Lagian begini, Rasulullah Saw. adalah seorang tunaaksara. Jadi, tidak mungkin beliau mengetahui fakta-fakta sejarah hanya melalui perenungan, misalnya mengetahui kisah Yusuf a.s., ibunda Musa a.s. yang menghanyutkan bayinya di sungai, dan juga tentang kisah Fir’aun.
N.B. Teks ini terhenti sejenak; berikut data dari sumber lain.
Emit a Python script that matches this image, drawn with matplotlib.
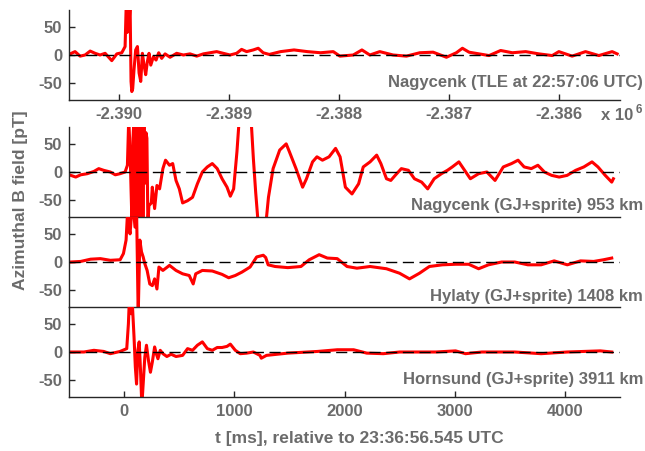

Namun, berkat Ilahi Nabi Saw. mengetahui semua itu, padahal beliau tunaaksara.

Dan kamu tidak pernah membaca sebelumnya (Al-Quran) sesuatu Kitab pun dan kamu tidak (pernah) menulis suatu kitab dengan tangan kananmu; andaikata (kamu pernah membaca dan menulis), benar-benar ragulah orang yang mengingkari(mu).” (Al-Ankabut: 48)

Kejujuran Nabi Saw. kepada kaumnya selama 40 tahun dan popularitas beliau di tengah mereka sebagai orang yang jujur menunjukkan bahwa selamanya beliau adalah orang yang jujur, baik sebelum maupun sesudah kenabian. Oleh karena itu, ketika menerima wahyu, beliau pasti telah menyingkirkan segala keraguan yang mungkin melanda pikirannya.

Juga, firman Allah berikut, seakan-akan menjawab kekhawatiran Nabi Saw. berkaitan dengan wahyu yang diterimanya, “Maka, jika kamu (Muhammad) berada dalam keraguan tentang apa yang Kami turunkan kepadamu, tanyakanlah kepada orang yang membaca kitab sebelummu. Sesungguhnya telah datang kebenaran kepadamu dari Tuhanmu. Maka, janganlah sekali-kali kamu termasuk orang yang ragu-ragu.” (Yunus: 94).